*Supplied information*
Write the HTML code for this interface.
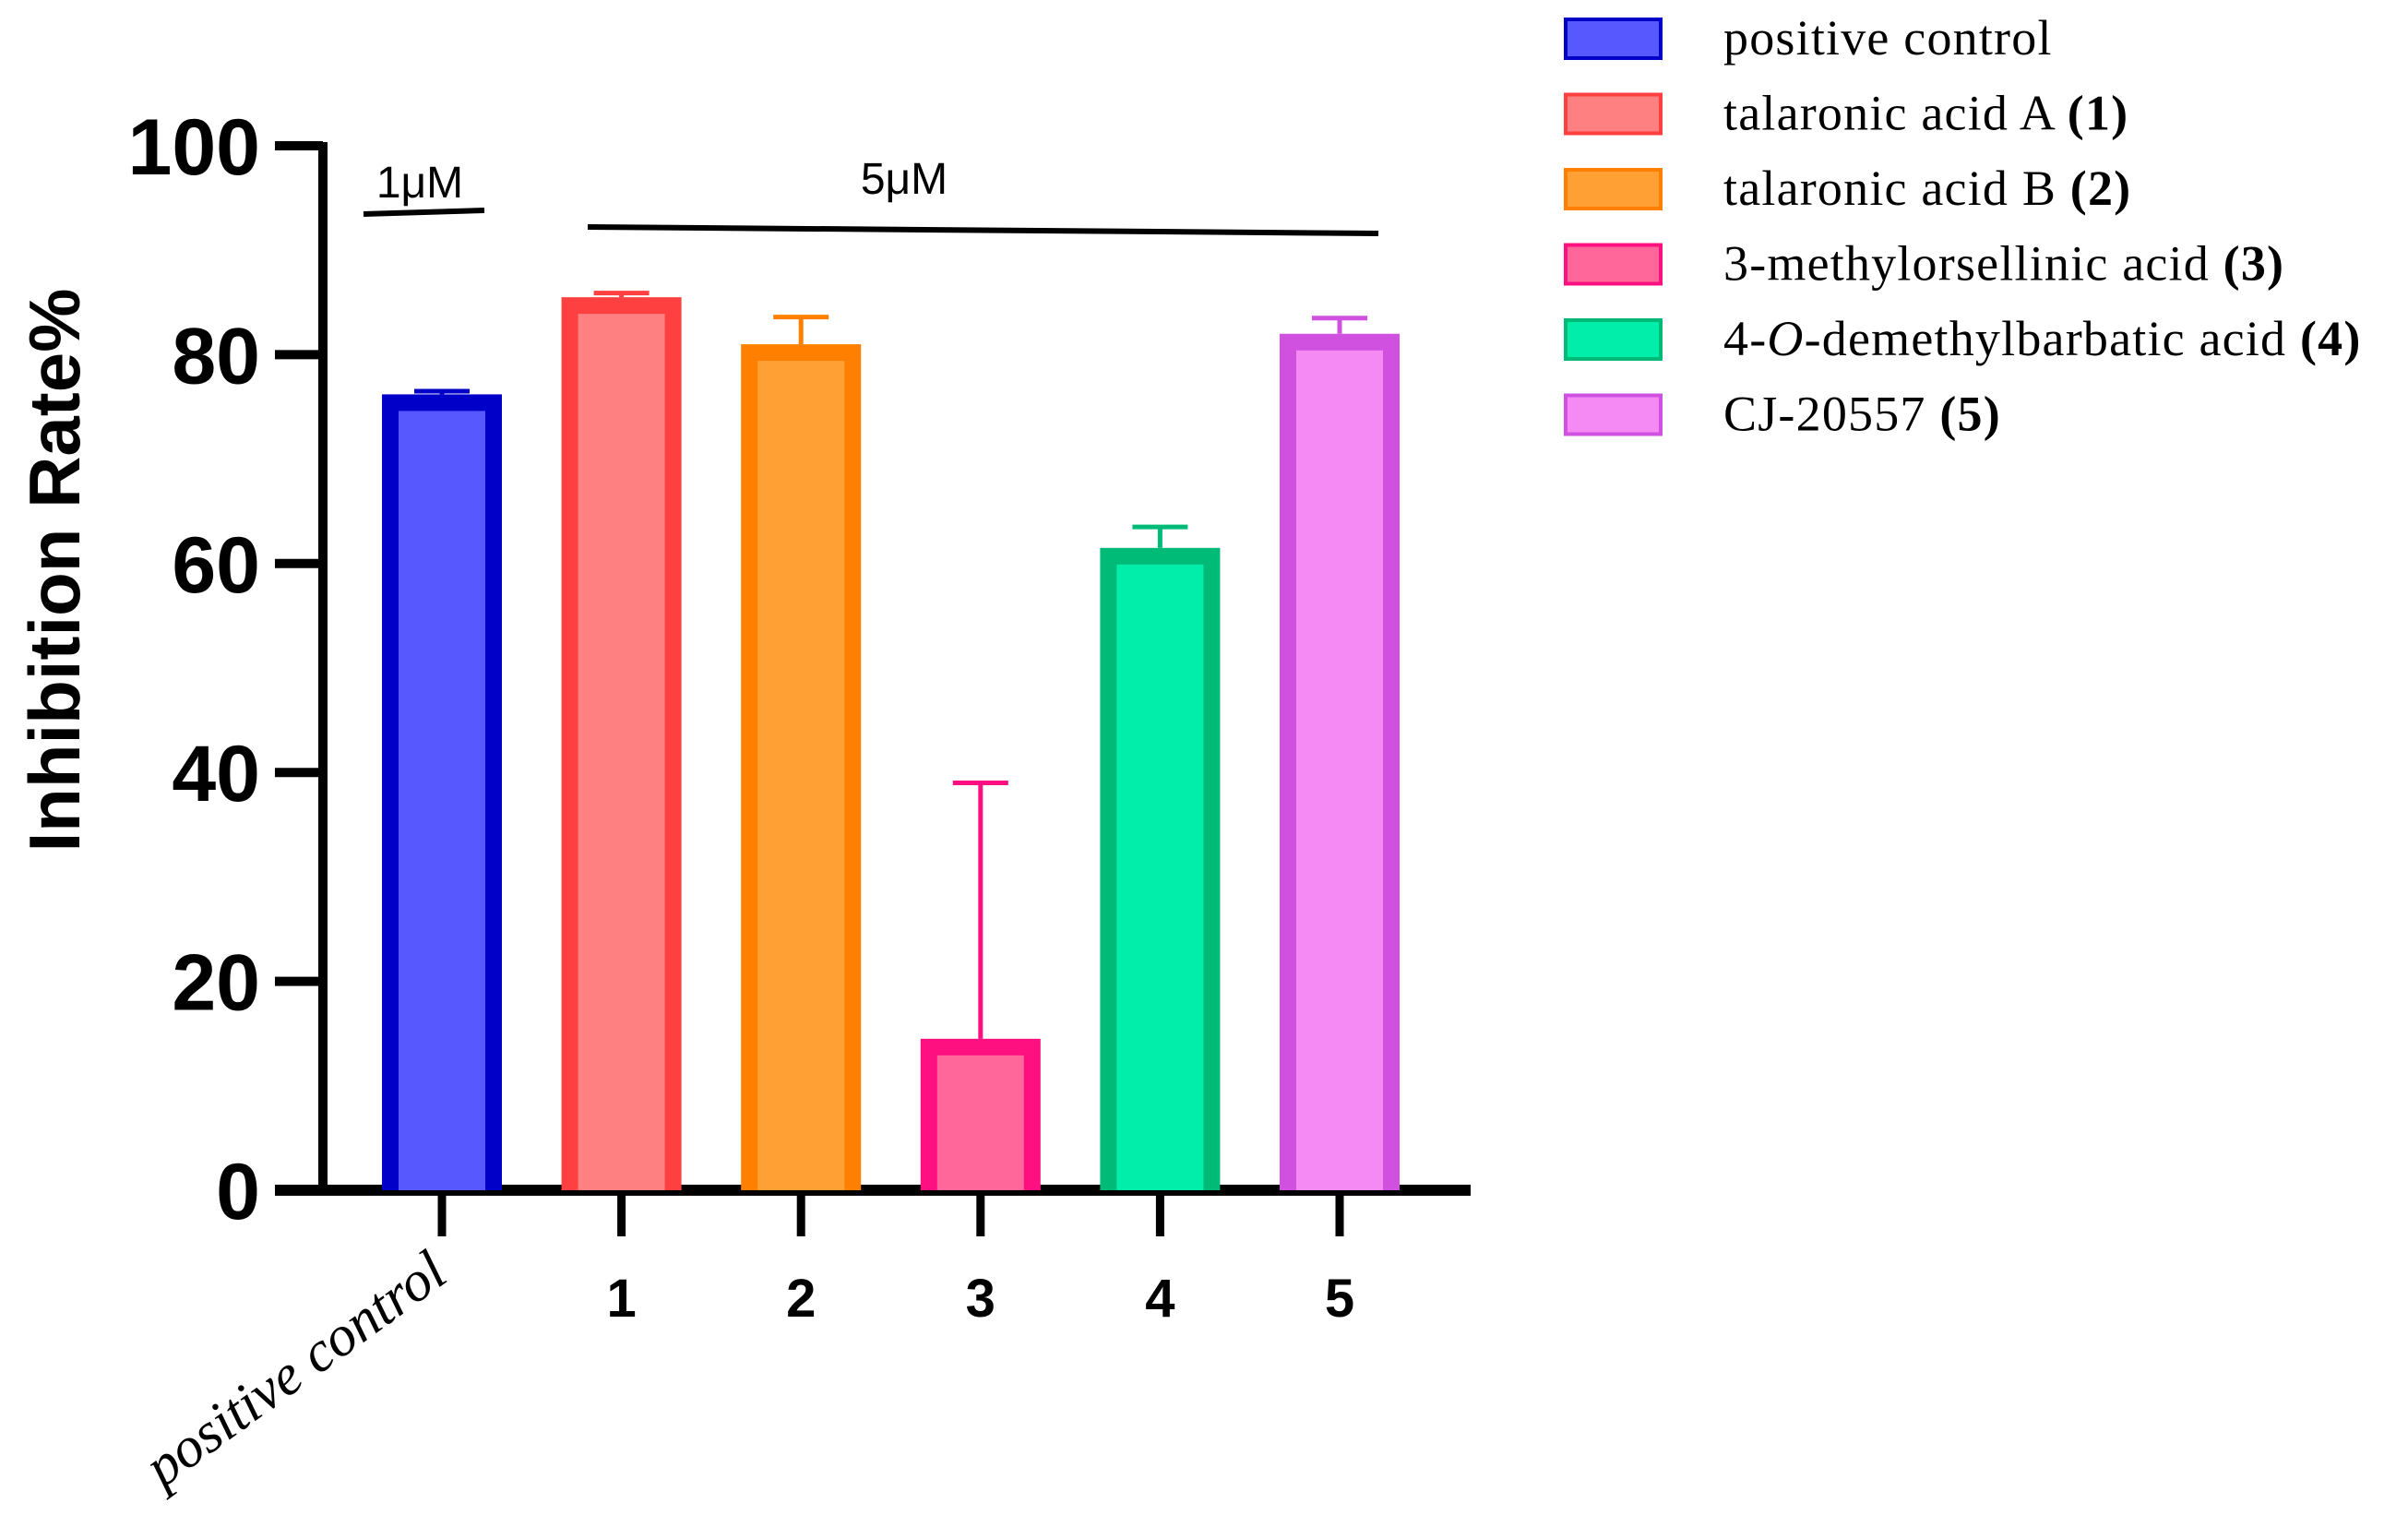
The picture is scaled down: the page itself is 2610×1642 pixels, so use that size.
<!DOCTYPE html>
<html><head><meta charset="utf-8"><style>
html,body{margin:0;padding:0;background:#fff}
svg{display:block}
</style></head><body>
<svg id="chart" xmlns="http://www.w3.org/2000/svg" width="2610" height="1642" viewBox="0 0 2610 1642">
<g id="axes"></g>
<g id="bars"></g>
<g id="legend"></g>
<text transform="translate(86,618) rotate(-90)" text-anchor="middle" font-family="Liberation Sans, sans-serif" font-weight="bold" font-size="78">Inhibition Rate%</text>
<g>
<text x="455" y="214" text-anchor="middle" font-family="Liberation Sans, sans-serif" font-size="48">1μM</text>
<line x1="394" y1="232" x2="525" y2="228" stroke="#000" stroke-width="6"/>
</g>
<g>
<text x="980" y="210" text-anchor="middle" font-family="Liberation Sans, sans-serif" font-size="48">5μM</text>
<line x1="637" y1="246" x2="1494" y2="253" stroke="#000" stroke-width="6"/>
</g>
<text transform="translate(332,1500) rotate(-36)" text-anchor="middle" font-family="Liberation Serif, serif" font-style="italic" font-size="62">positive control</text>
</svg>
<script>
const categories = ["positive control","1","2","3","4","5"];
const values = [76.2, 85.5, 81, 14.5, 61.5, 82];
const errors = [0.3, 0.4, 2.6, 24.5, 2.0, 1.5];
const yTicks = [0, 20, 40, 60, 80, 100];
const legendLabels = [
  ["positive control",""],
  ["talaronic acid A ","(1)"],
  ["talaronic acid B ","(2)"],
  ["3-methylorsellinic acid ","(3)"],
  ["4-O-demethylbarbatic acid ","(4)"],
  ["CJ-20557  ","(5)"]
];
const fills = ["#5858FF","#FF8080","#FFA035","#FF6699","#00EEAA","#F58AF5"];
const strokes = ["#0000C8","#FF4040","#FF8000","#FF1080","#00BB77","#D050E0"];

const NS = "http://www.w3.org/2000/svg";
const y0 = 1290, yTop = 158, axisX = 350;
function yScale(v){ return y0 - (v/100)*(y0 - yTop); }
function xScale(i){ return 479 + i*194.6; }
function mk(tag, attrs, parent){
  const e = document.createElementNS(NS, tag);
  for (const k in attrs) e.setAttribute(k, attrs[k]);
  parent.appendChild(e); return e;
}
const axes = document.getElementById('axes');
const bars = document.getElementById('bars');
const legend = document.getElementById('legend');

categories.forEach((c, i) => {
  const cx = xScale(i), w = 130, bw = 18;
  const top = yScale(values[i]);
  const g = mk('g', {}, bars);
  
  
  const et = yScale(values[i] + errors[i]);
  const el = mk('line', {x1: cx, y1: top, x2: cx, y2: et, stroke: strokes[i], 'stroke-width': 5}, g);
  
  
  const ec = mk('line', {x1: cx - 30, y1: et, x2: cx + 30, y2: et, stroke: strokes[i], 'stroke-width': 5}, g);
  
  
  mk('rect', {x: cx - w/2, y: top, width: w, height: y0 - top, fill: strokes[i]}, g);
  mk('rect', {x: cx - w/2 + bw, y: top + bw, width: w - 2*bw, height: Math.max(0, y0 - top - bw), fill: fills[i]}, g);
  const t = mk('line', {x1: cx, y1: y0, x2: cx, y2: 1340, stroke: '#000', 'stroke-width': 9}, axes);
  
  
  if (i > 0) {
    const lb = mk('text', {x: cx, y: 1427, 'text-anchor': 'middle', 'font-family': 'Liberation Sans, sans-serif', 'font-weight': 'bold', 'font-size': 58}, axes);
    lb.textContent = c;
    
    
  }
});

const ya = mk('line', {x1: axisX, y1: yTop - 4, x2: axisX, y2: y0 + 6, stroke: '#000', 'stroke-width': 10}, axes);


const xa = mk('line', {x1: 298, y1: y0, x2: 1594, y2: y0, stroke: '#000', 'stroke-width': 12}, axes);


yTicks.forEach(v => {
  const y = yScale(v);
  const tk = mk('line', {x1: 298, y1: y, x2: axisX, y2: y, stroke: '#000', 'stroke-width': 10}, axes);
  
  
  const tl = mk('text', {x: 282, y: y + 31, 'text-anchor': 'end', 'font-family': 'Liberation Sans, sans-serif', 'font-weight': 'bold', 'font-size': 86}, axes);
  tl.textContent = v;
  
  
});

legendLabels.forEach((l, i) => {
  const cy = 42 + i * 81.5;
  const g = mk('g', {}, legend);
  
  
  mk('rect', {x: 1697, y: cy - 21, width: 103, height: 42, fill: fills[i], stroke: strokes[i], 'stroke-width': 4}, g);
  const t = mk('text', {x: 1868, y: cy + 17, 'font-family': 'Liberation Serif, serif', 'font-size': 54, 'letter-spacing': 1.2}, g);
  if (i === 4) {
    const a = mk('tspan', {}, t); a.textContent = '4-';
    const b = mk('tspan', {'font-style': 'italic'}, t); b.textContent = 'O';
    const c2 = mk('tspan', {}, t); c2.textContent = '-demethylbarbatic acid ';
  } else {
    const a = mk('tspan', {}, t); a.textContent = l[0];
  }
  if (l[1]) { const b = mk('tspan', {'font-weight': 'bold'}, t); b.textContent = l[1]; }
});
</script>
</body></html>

*Work to do*
Do not copy the pictures, but repeat every line exactly.

*Full response*
Write the HTML code for this interface.
The picture is scaled down: the page itself is 2610×1642 pixels, so use that size.
<!DOCTYPE html>
<html><head><meta charset="utf-8"><style>
html,body{margin:0;padding:0;background:#fff}
svg{display:block}
</style></head><body>
<svg id="chart" xmlns="http://www.w3.org/2000/svg" width="2610" height="1642" viewBox="0 0 2610 1642">
<g id="axes"></g>
<g id="bars"></g>
<g id="legend"></g>
<text transform="translate(86,618) rotate(-90)" text-anchor="middle" font-family="Liberation Sans, sans-serif" font-weight="bold" font-size="78">Inhibition Rate%</text>
<g>
<text x="455" y="214" text-anchor="middle" font-family="Liberation Sans, sans-serif" font-size="48">1μM</text>
<line x1="394" y1="232" x2="525" y2="228" stroke="#000" stroke-width="6"/>
</g>
<g>
<text x="980" y="210" text-anchor="middle" font-family="Liberation Sans, sans-serif" font-size="48">5μM</text>
<line x1="637" y1="246" x2="1494" y2="253" stroke="#000" stroke-width="6"/>
</g>
<text transform="translate(332,1500) rotate(-36)" text-anchor="middle" font-family="Liberation Serif, serif" font-style="italic" font-size="62">positive control</text>
</svg>
<script>
const categories = ["positive control","1","2","3","4","5"];
const values = [76.2, 85.5, 81, 14.5, 61.5, 82];
const errors = [0.3, 0.4, 2.6, 24.5, 2.0, 1.5];
const yTicks = [0, 20, 40, 60, 80, 100];
const legendLabels = [
  ["positive control",""],
  ["talaronic acid A ","(1)"],
  ["talaronic acid B ","(2)"],
  ["3-methylorsellinic acid ","(3)"],
  ["4-O-demethylbarbatic acid ","(4)"],
  ["CJ-20557  ","(5)"]
];
const fills = ["#5858FF","#FF8080","#FFA035","#FF6699","#00EEAA","#F58AF5"];
const strokes = ["#0000C8","#FF4040","#FF8000","#FF1080","#00BB77","#D050E0"];

const NS = "http://www.w3.org/2000/svg";
const y0 = 1290, yTop = 158, axisX = 350;
function yScale(v){ return y0 - (v/100)*(y0 - yTop); }
function xScale(i){ return 479 + i*194.6; }
function mk(tag, attrs, parent){
  const e = document.createElementNS(NS, tag);
  for (const k in attrs) e.setAttribute(k, attrs[k]);
  parent.appendChild(e); return e;
}
const axes = document.getElementById('axes');
const bars = document.getElementById('bars');
const legend = document.getElementById('legend');

categories.forEach((c, i) => {
  const cx = xScale(i), w = 130, bw = 18;
  const top = yScale(values[i]);
  const g = mk('g', {}, bars);
  
  
  const et = yScale(values[i] + errors[i]);
  const el = mk('line', {x1: cx, y1: top, x2: cx, y2: et, stroke: strokes[i], 'stroke-width': 5}, g);
  
  
  const ec = mk('line', {x1: cx - 30, y1: et, x2: cx + 30, y2: et, stroke: strokes[i], 'stroke-width': 5}, g);
  
  
  mk('rect', {x: cx - w/2, y: top, width: w, height: y0 - top, fill: strokes[i]}, g);
  mk('rect', {x: cx - w/2 + bw, y: top + bw, width: w - 2*bw, height: Math.max(0, y0 - top - bw), fill: fills[i]}, g);
  const t = mk('line', {x1: cx, y1: y0, x2: cx, y2: 1340, stroke: '#000', 'stroke-width': 9}, axes);
  
  
  if (i > 0) {
    const lb = mk('text', {x: cx, y: 1427, 'text-anchor': 'middle', 'font-family': 'Liberation Sans, sans-serif', 'font-weight': 'bold', 'font-size': 58}, axes);
    lb.textContent = c;
    
    
  }
});

const ya = mk('line', {x1: axisX, y1: yTop - 4, x2: axisX, y2: y0 + 6, stroke: '#000', 'stroke-width': 10}, axes);


const xa = mk('line', {x1: 298, y1: y0, x2: 1594, y2: y0, stroke: '#000', 'stroke-width': 12}, axes);


yTicks.forEach(v => {
  const y = yScale(v);
  const tk = mk('line', {x1: 298, y1: y, x2: axisX, y2: y, stroke: '#000', 'stroke-width': 10}, axes);
  
  
  const tl = mk('text', {x: 282, y: y + 31, 'text-anchor': 'end', 'font-family': 'Liberation Sans, sans-serif', 'font-weight': 'bold', 'font-size': 86}, axes);
  tl.textContent = v;
  
  
});

legendLabels.forEach((l, i) => {
  const cy = 42 + i * 81.5;
  const g = mk('g', {}, legend);
  
  
  mk('rect', {x: 1697, y: cy - 21, width: 103, height: 42, fill: fills[i], stroke: strokes[i], 'stroke-width': 4}, g);
  const t = mk('text', {x: 1868, y: cy + 17, 'font-family': 'Liberation Serif, serif', 'font-size': 54, 'letter-spacing': 1.2}, g);
  if (i === 4) {
    const a = mk('tspan', {}, t); a.textContent = '4-';
    const b = mk('tspan', {'font-style': 'italic'}, t); b.textContent = 'O';
    const c2 = mk('tspan', {}, t); c2.textContent = '-demethylbarbatic acid ';
  } else {
    const a = mk('tspan', {}, t); a.textContent = l[0];
  }
  if (l[1]) { const b = mk('tspan', {'font-weight': 'bold'}, t); b.textContent = l[1]; }
});
</script>
</body></html>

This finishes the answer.